IMPALA-12786: Optimize count(*) for JSON scans

When performing zero slots scans on a JSON table for operations like
count(*), we don't require specific data from the JSON, we only need the
number of top-level JSON objects. However, the current JSON parser based
on rapidjson still decodes and copies specific data from the JSON, even
in zero slots scans. Skipping these steps can significantly improve scan
performance.

This patch introduces a JSON skipper to conduct zero slots scans on JSON
data. Essentially, it is a simplified version of a rapidjson parser,
removing specific data decoding and copying operations, resulting in
faster parsing of the number of JSON objects. The skipper retains the
ability to recognize malformed JSON and provide specific error codes
same as the rapidjson parser. Nevertheless, as it bypasses specific
data parsing, it cannot identify string encoding errors or numeric
overflow errors. Despite this, these data errors do not impact the
counting of JSON objects, so it is acceptable to ignore them. The TEXT
scanner exhibits similar behavior.

Additionally, a new query option, disable_optimized_json_count_star, has
been added to disable this optimization and revert to the old behavior.

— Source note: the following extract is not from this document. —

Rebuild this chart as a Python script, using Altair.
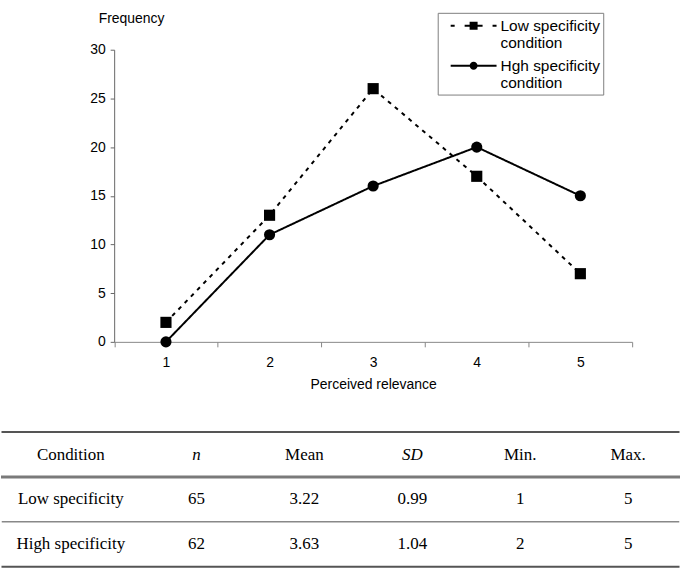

In the performance test of TPC-DS with a format of json/none and a scale
of 10GB, the performance optimization is shown in the following tables:
+-----------+---------------------------+--------------------+--------+-------------+------------+-----------+----------------+-------+----------------+---------+--------+
| Workload  | Query                     | File Format        | Avg(s) | Base Avg(s) | Delta(Avg) | StdDev(%) | Base StdDev(%) | Iters | Median Diff(%) | MW Zval | Tval   |
+-----------+---------------------------+--------------------+--------+-------------+------------+-----------+----------------+-------+----------------+---------+--------+
| TPCDS(10) | TPCDS-Q_COUNT_UNOPTIMIZED | json / none / none | 6.78   | 6.88        |   -1.46%   |   4.93%   |   3.63%        | 9     |   -1.51%       | -0.74   | -0.72  |
| TPCDS(10) | TPCDS-Q_COUNT_ZERO_SLOT   | json / none / none | 2.42   | 6.75        | I -64.20%  |   6.44%   |   4.58%        | 9     | I -177.75%     | -3.36   | -37.55 |
| TPCDS(10) | TPCDS-Q_COUNT_OPTIMIZED   | json / none / none | 2.42   | 7.03        | I -65.63%  |   3.93%   |   4.39%        | 9     | I -194.13%     | -3.36   | -42.82 |
+-----------+---------------------------+--------------------+--------+-------------+------------+-----------+----------------+-------+----------------+---------+--------+

(I) Improvement: TPCDS(10) TPCDS-Q_COUNT_ZERO_SLOT [json / none / none] (6.75s -> 2.42s [-64.20%])
+--------------+------------+---------+----------+------------+------------+----------+----------+------------+--------+-------+--------+-----------+
| Operator     | % of Query | Avg     | Base Avg | Delta(Avg) | StdDev(%)  | Max      | Base Max | Delta(Max) | #Hosts | #Inst | #Rows  | Est #Rows |
+--------------+------------+---------+----------+------------+------------+----------+----------+------------+--------+-------+--------+-----------+
| 01:AGGREGATE | 2.58%      | 54.85ms | 58.88ms  | -6.85%     | * 14.43% * | 115.82ms | 133.11ms | -12.99%    | 3      | 3     | 3      | 1         |
| 00:SCAN HDFS | 97.41%     | 2.07s   | 6.07s    | -65.84%    |   5.87%    | 2.43s    | 6.95s    | -65.01%    | 3      | 3     | 28.80M | 143.83M   |
+--------------+------------+---------+----------+------------+------------+----------+----------+------------+--------+-------+--------+-----------+

(I) Improvement: TPCDS(10) TPCDS-Q_COUNT_OPTIMIZED [json / none / none] (7.03s -> 2.42s [-65.63%])
+--------------+------------+-------+----------+------------+-----------+-------+----------+------------+--------+-------+--------+-----------+
| Operator     | % of Query | Avg   | Base Avg | Delta(Avg) | StdDev(%) | Max   | Base Max | Delta(Max) | #Hosts | #Inst | #Rows  | Est #Rows |
+--------------+------------+-------+----------+------------+-----------+-------+----------+------------+--------+-------+--------+-----------+
| 00:SCAN HDFS | 99.35%     | 2.07s | 6.49s    | -68.15%    |   4.83%   | 2.37s | 7.49s    | -68.32%    | 3      | 3     | 28.80M | 143.83M   |
+--------------+------------+-------+----------+------------+-----------+-------+----------+------------+--------+-------+--------+-----------+

Testing:
- Added new test cases in TestQueriesJsonTables to verify that query
  results are consistent before and after optimization.
- Passed existing JSON scanning-related tests.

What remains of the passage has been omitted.